На остановке автобуса, у ограды, сегодняшняя картина наложилась на мое детское воспоминание: я маленький, мы уезжаем из кибуца, мама рядом со мной высокая-высокая, я держу ее за руку, и я счастлив, потому что она такая красивая, такая молодая, как старшая сестра, потому что она теперь только моя, — а она повернулась к мужчине. Что за мужчина? Не помню, кажется, он нас провожал, и вот она повернулась к нему и целует, по-настоящему, в губы, и я чувствую, как весь воздух выходит из моей груди, хочется закричать, но пересохшее горло не в силах издать ни звука, хочется убежать, но я не в состоянии оторваться от мамы, мне стыдно, мне больно, я не могу двинуться, — и теперь, тридцать лет спустя, на том же месте я испытал то же чувство, будто она предала меня, потому что поцеловала мужчину, другого, не папу, и значит, все, что рассказывали мне о ней дети в кибуце, — правда, она нечистая, она не моя, она пойдет с каждым, так они говорили, с каждым, но не со мной, и я хотел умереть, потому что она лгала мне, она меня использовала, и слезы вдруг покатились по моим щекам, я не понимал, почему плачу, и от этого было страшно. Разве не хотела она, как и я, покинуть это место, этот ад, где меня травили? Разве не хотела унести отсюда ноги, бежать куда угодно? Всю дорогу в автобусе, до самого Тель-Авива, я плакал, но мама этого даже не замечала, она смотрела на пейзаж за окном, и теперь, тридцать лет спустя, у ворот кибуца, когда подъехал автобус, я снова был в слезах; прикрыв лицо ладонью, будто бы утирая лоб, я купил билет, сел сзади и всю дорогу до Тель-Авива рыдал, как рыдал ребенком, и сидевший рядом со мной очень старый хасид смотрел на меня очень голубыми глазами, и я задыхался от его кисловатого запаха, и его костюм, когда-то, надо думать, черный, белел теперь на швах и складках, и этот старый, очень худой хасид так и смотрел на меня до самого Тель-Авива влажными глазами, словно тоже готов был заплакать. Я думал, он заговорит со мной, сначала на иврите, потом без усилий перейдет на английский или даже на французский, ведь это страна полиглотов, заведет речь о Библии, о Всевышнем, о благодати молитвы и об учениях, но он, к счастью, рта не раскрыл. Только смотрел на меня с бесконечно печальным видом. Я хотел огрызнуться, чтобы он отвел взгляд и дал мне спокойно поплакать. Но у меня не было на это сил.
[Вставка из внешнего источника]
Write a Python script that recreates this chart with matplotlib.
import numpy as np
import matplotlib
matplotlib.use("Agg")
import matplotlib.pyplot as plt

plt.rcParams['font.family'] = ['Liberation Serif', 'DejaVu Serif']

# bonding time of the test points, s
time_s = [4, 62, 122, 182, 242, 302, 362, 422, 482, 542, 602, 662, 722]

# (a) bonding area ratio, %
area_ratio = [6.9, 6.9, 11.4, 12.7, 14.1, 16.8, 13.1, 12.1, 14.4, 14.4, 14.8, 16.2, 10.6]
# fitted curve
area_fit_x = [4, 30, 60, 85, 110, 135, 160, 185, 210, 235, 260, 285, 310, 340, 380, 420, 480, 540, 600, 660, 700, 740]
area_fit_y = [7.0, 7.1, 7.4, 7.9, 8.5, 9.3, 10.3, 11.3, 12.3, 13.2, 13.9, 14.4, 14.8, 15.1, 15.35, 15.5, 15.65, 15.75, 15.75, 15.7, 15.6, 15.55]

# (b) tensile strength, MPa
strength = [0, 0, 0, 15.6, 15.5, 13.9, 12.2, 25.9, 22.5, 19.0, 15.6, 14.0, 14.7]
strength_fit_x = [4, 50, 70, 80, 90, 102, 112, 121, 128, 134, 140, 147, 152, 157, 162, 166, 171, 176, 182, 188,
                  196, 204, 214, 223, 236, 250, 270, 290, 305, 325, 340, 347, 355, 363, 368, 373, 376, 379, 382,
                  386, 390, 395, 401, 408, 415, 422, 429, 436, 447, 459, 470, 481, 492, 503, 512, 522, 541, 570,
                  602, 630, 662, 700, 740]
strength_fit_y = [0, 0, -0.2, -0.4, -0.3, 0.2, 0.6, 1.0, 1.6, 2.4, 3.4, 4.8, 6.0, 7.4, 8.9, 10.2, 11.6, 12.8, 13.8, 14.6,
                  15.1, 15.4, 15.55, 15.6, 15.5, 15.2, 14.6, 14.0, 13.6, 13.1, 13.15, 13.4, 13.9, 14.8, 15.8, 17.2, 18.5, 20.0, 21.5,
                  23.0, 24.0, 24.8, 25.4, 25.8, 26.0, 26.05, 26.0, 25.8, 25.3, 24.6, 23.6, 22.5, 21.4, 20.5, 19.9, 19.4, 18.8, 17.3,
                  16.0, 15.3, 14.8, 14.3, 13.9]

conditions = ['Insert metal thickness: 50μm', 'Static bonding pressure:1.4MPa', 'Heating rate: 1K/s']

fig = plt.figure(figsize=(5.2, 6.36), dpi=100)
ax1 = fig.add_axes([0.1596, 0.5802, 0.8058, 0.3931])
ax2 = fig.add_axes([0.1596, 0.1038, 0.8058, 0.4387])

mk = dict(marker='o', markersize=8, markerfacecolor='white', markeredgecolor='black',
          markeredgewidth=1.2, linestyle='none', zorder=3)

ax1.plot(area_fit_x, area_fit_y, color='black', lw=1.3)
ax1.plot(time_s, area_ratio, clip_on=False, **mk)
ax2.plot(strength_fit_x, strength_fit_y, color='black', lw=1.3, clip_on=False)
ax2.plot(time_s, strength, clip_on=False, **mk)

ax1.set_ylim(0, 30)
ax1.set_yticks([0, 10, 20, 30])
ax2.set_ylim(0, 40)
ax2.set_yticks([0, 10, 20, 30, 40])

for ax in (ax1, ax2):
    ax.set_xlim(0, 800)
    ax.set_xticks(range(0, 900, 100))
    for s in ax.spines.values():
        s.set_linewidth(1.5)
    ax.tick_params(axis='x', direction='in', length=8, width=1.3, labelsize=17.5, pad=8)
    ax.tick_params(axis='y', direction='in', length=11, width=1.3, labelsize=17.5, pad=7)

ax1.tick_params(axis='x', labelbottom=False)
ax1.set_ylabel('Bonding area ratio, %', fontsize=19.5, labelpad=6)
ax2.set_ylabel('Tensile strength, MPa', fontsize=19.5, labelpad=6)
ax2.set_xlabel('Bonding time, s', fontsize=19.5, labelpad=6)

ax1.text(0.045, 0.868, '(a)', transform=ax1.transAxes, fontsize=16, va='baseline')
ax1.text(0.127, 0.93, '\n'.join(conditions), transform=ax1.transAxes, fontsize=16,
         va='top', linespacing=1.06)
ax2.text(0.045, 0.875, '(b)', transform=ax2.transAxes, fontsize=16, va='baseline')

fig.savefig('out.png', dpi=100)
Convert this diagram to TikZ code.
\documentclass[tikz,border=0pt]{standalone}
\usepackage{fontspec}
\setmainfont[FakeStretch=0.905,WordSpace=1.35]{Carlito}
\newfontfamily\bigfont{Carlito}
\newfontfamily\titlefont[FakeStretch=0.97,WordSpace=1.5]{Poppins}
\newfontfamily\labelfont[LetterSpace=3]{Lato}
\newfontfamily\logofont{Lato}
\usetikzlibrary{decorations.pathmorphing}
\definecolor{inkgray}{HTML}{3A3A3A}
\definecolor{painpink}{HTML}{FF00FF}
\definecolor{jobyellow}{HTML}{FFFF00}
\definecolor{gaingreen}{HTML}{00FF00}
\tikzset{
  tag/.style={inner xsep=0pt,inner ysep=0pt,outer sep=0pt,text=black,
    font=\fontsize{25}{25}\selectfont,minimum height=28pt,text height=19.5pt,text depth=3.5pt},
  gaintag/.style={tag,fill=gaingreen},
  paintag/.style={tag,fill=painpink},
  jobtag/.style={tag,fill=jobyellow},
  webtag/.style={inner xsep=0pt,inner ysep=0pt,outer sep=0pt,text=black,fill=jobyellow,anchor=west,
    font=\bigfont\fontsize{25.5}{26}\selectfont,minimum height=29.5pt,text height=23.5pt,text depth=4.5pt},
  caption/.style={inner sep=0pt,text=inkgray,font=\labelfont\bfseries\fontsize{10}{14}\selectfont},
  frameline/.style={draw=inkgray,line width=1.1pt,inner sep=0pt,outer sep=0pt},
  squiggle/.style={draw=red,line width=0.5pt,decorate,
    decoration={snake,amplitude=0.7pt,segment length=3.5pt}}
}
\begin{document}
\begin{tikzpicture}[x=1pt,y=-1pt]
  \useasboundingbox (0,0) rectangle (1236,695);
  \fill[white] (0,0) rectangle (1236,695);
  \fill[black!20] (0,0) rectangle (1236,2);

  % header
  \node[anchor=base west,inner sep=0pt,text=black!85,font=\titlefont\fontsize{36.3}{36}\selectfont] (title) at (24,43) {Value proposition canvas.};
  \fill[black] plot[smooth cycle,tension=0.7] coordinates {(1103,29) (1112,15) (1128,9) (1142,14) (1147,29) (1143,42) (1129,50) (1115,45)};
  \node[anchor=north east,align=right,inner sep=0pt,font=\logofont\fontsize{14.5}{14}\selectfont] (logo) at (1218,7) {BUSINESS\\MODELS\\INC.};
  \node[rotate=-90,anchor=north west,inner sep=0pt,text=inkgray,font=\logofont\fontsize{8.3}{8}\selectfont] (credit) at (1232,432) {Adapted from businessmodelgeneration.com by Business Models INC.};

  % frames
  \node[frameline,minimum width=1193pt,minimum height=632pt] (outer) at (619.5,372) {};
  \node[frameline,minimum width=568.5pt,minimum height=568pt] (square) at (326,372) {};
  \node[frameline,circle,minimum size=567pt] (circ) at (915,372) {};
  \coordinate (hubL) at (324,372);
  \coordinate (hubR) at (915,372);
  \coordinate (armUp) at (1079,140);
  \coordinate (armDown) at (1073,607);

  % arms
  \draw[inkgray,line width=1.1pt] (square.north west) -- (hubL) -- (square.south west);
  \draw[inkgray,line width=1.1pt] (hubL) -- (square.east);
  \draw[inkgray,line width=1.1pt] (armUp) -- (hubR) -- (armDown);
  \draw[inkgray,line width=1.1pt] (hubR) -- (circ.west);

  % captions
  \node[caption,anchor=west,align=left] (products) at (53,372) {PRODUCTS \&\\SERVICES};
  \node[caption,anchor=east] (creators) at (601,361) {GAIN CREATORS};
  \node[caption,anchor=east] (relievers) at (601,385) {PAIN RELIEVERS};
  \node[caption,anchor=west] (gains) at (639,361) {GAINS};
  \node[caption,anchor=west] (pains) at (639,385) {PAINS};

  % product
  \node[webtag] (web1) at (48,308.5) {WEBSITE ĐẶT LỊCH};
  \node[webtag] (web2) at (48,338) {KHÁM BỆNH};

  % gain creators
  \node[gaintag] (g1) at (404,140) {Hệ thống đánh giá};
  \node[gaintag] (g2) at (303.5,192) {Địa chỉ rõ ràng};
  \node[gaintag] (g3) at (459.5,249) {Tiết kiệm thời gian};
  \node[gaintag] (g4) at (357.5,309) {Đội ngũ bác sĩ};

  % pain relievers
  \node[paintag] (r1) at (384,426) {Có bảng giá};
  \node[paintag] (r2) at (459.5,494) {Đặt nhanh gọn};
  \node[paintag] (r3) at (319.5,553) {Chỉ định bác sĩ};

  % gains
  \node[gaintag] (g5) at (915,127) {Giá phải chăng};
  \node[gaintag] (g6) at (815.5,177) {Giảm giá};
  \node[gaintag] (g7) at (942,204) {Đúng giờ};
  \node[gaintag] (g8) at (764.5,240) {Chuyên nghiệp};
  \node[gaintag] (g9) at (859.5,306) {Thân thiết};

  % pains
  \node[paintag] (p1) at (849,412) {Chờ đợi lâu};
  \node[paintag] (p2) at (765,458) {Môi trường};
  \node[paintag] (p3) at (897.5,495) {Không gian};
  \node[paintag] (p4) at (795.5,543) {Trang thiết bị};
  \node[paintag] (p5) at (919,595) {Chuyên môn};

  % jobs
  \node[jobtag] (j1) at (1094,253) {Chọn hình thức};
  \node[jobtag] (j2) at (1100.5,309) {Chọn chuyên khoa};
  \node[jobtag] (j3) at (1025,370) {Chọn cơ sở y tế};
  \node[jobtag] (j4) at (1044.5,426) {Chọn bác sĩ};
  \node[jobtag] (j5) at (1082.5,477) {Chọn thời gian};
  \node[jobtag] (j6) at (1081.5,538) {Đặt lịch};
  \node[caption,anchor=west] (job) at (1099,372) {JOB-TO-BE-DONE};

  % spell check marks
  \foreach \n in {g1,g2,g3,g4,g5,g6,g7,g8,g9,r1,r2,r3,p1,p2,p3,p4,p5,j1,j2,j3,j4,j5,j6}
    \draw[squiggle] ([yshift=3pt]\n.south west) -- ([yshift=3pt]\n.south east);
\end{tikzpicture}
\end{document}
Вернувшись в Брюссель, я узнал, что дядя Эли тяжело болен. Я позвонил матери, потом дяде Арье, потом Натану; никого из них не было дома; наконец Алина дала мне номер его палаты в больнице Брюгман.
Это была отдельная палата интенсивной терапии, в дальнем корпусе, маленькая комнатка, полная Рабиновичей, пришибленных и молчаливых. В углу теснились двое-трое дядиных друзей, они оставались недолго, полчаса — минут сорок, и уступали место другим друзьям, знакомым, компаньонам, клиентам, коллегам. И среди всех этих людей, центральной фигурой, основанием свода этого сооружения, сидела моя мать, растрепанная, с лицом в грязных потеках, с красными глазами. Она не обернулась ко мне, когда я вошел. Ее глаза были прикованы к старшему брату.
Я посмотрел на нее, и во мне всколыхнулась былая подростковая ненависть ко всей этой лжи, скрытности, манипуляциям — к моей матери. Сердце мое зашлось, дыхание стало частым, хриплым, свистящим.
Я вышел. Постоял, прислонясь к стене, в коридоре. Через несколько минут я задышал ровнее и решил вернуться в палату. Сделал шаг. Мне показалось, будто земля уходит из-под ног, но я должен был продолжать идти, ставить одну ногу перед другой, двигаться вперед, у меня нет иного выбора, кроме как двигаться вперед в череде дней, кроме как жить, просто жить, смерть придет в свой час, не задержится, а пока, может быть, меня еще ждет сюрприз, удивление, подлинно счастливый момент, который блеснет в серости сменяющих друг друга дней, в этом унылом, окутанном дождем городе, в этой якобы современной больнице с уже облупившимися стенами, — и я вошел в палату.
Меня зовут Мартина Рабинович. Они говорят, что я не знаю. А я знаю.
Они говорят, что я не могу. А я могу.
Тысячу раз могу.
Некоторые из них, я уверена, хотят отнять у меня Али. Но у них не выйдет, никогда не выйдет, теперь врачи на моей стороне, и я сильная теперь, сильная, как никогда. У меня есть квартира, есть пособие, я ищу работу. У меня есть ребенок. Али.
А им всем это не нравится, очень не нравится, очень.